Food & Drink

How the 100-year-old ‘granddaddy of all mangoes’ weathered Hurricane Irma

Add Hurricane Irma to the storms Coconut Grove’s famous,100-year-old Haden mango tree has survived.

But like the rest of South Florida, the “granddaddy of all mangoes,” believed to be the tree that gave rise to the entire mango industry in the western hemisphere, didn’t weather the hurricane unscathed.

A major limb was snapped off, lying in the driveway of the current owner, Rudy Kranys, but the vital part of the tree remains upright. Experts said the tree had survived a half dozen hurricanes, including storms in the ‘20s, Andrew in 1992 and three in 2005.

Kranys, who lives in an evacuation zone, flew to Charlotte to stay with family but soon got emails and phone calls from neighbors to tell him the tree had made it.

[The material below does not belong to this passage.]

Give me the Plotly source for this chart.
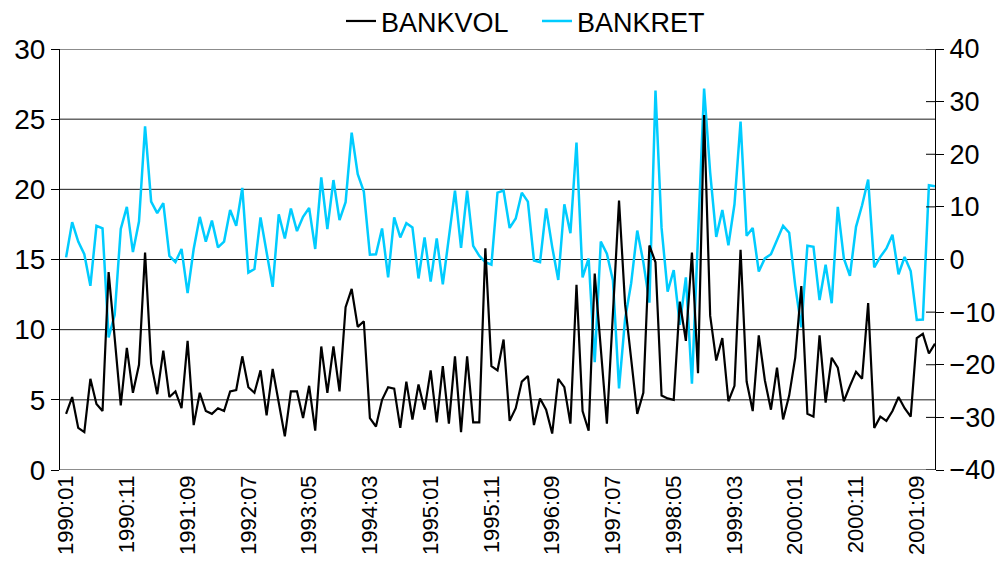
import plotly.graph_objects as go

# ---- data (monthly, 1990:01 .. 2001:12) ----
bankvol = [4.0, 5.2, 3.0, 2.7, 6.5, 4.7, 4.2, 14.1, 9.4, 4.6,
           8.7, 5.5, 7.5, 15.5, 7.6, 5.4, 8.5, 5.2, 5.6, 4.4,
           9.2, 3.2, 5.5, 4.2, 4.0, 4.4, 4.2, 5.6, 5.7, 8.1,
           5.9, 5.5, 7.1, 3.9, 7.2, 4.9, 2.4, 5.6, 5.6, 3.7,
           6.0, 2.8, 8.8, 5.5, 8.8, 5.6, 11.6, 12.9, 10.2, 10.6,
           3.7, 3.1, 5.0, 5.9, 5.8, 3.0, 6.3, 3.6, 6.1, 4.3,
           7.1, 3.4, 7.4, 3.3, 8.1, 2.7, 8.1, 3.4, 3.4, 15.8,
           7.4, 7.1, 9.3, 3.5, 4.4, 6.3, 6.7, 3.2, 5.1, 4.3,
           2.6, 6.5, 5.9, 3.3, 13.2, 4.2, 2.8, 14.0, 8.6, 3.3,
           11.2, 19.2, 11.8, 8.1, 4.0, 5.5, 16.0, 14.8, 5.3, 5.1,
           5.0, 12.0, 9.2, 15.5, 6.9, 25.3, 11.0, 7.8, 9.4, 4.9,
           6.0, 15.7, 6.3, 4.2, 9.6, 6.4, 4.3, 7.3, 3.6, 5.3,
           8.0, 13.1, 4.0, 3.8, 9.6, 4.8, 8.0, 7.3, 4.9, 6.0,
           7.0, 6.5, 11.9, 3.0, 3.8, 3.5, 4.2, 5.2, 4.4, 3.8,
           9.4, 9.7, 8.3, 9.0]

bankret = [0.4, 7.1, 3.4, 1.0, -5.0, 6.4, 5.9, -14.8, -10.5, 5.8,
           10.0, 1.4, 7.2, 25.3, 11.0, 8.8, 10.7, 0.7, -0.5, 2.0,
           -6.4, 2.0, 8.1, 3.4, 7.4, 2.3, 3.4, 9.4, 6.4, 13.6,
           -2.5, -1.8, 8.0, 1.5, -5.2, 8.6, 4.0, 9.7, 5.4, 8.1,
           9.8, 2.0, 15.6, 5.8, 15.1, 7.5, 10.9, 24.1, 16.2, 12.9,
           0.9, 1.0, 5.9, -3.4, 8.0, 4.2, 6.9, 6.1, -3.6, 4.2,
           -4.2, 4.0, -4.7, 4.2, 13.1, 2.2, 13.1, 2.6, 0.7, -0.5,
           -1.0, 12.7, 13.1, 6.0, 7.8, 12.7, 11.0, -0.2, -0.5, 9.7,
           2.4, -3.9, 10.5, 5.0, 22.2, -3.4, 0.2, -19.5, 3.4, 1.1,
           -4.0, -24.5, -11.3, -4.5, 5.5, -0.5, -8.2, 32.1, 6.0, -6.1,
           -2.0, -12.4, -3.4, -23.6, 4.5, 32.5, 16.5, 4.3, 9.4, 2.7,
           10.5, 26.2, 4.5, 6.0, -2.3, 0.2, 1.0, 3.7, 6.4, 5.1,
           -5.0, -12.9, 2.6, 2.4, -7.7, -1.0, -8.3, 10.0, 0.2, -3.1,
           6.2, 10.3, 15.2, -1.5, 0.5, 2.1, 4.7, -2.8, 0.5, -2.2,
           -11.5, -11.4, 14.1, 13.9]

months = [f"{1990 + i // 12}:{i % 12 + 1:02d}" for i in range(len(bankvol))]
tick_labels = ["1990:01", "1990:11", "1991:09", "1992:07", "1993:05",
               "1994:03", "1995:01", "1995:11", "1996:09", "1997:07",
               "1998:05", "1999:03", "2000:01", "2000:11", "2001:09"]
tick_positions = [months.index(t) for t in tick_labels]
x_idx = list(range(len(months)))

left_ticks = [0, 5, 10, 15, 20, 25, 30]
right_ticks = [-40, -30, -20, -10, 0, 10, 20, 30, 40]

FONT = "Liberation Sans, Arial, sans-serif"

fig = go.Figure()
# BANKRET on the main axis (right side), BANKVOL on the overlay (left side) so it is drawn on top
fig.add_trace(go.Scatter(x=x_idx, y=bankret, name="BANKRET", mode="lines",
                         line=dict(color="#00CCFF", width=2.5), yaxis="y", legend="legend2",
                         customdata=months, hovertemplate="%{customdata}: %{y}<extra>BANKRET</extra>"))
fig.add_trace(go.Scatter(x=x_idx, y=bankvol, name="BANKVOL", mode="lines",
                         line=dict(color="#000000", width=2.2), yaxis="y2", legend="legend",
                         customdata=months, hovertemplate="%{customdata}: %{y}<extra>BANKVOL</extra>"))

# horizontal gridlines (behind the lines) at the left-axis ticks
shapes = [dict(type="line", xref="paper", x0=0, x1=1, yref="y2", y0=v, y1=v,
               layer="below", line=dict(color="#1a1a1a", width=1)) for v in left_ticks]
# inner half of the crossing ticks on the right axis
shapes += [dict(type="line", xref="paper", xsizemode="pixel", xanchor=1, x0=-9, x1=0,
                yref="y", y0=v, y1=v, line=dict(color="black", width=1)) for v in right_ticks]

legend_common = dict(orientation="h", xref="container", yref="container",
                     xanchor="left", yanchor="middle", y=0.962,
                     font=dict(size=27, family=FONT), bgcolor="rgba(0,0,0,0)",
                     borderwidth=0)

fig.update_layout(
    width=996, height=564,
    margin=dict(l=60, r=61, t=49, b=94, autoexpand=False),
    paper_bgcolor="white", plot_bgcolor="white",
    font=dict(family=FONT, color="black", size=27),
    showlegend=True,
    legend=dict(x=341 / 996, **legend_common),
    legend2=dict(x=537 / 996, **legend_common),
    shapes=shapes,
    xaxis=dict(range=[-1, len(months) - 1], tickmode="array",
               tickvals=tick_positions, ticktext=tick_labels, tickangle=-90,
               tickfont=dict(size=22, family=FONT), showgrid=False, zeroline=False,
               showline=False, ticks="", automargin=False),
    yaxis=dict(range=[-40, 40], tickvals=right_ticks, side="right",
               showgrid=False, zeroline=False, showline=True, linecolor="black",
               linewidth=1, ticks="outside", ticklen=8, tickcolor="black",
               automargin=False, tickfont=dict(size=27, family=FONT)),
    yaxis2=dict(range=[0, 30], tickvals=left_ticks, side="left", overlaying="y",
                showgrid=False, zeroline=False, showline=True, linecolor="black", linewidth=1,
                ticks="outside", ticklen=8, tickcolor="black", automargin=False,
                tickfont=dict(size=28, family=FONT)),
)

fig.write_html("out.html", config={"displayModeBar": False},
               post_script="document.body.style.margin='0';document.body.style.overflow='hidden';")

“It was a relief,” he said in a phone call. “She’s managed to survive so many storms. I’m glad to hear she’s still standing.”

This particular tree bore the fruit that marked the first time anyone in America had successfully created a marketable mango, and it became the ambassador to the world.

READ MORE: A 100-year-old tree stands in a Miami yard. Is it the ‘granddaddy of all Florida mangoes?’

Though not all Floridians are mango fans, this Haden mango tree is the one that made mangoes a household word in the Americas. Kranys said he plans to call an arborist to trim it back to ensure it stands for another generation.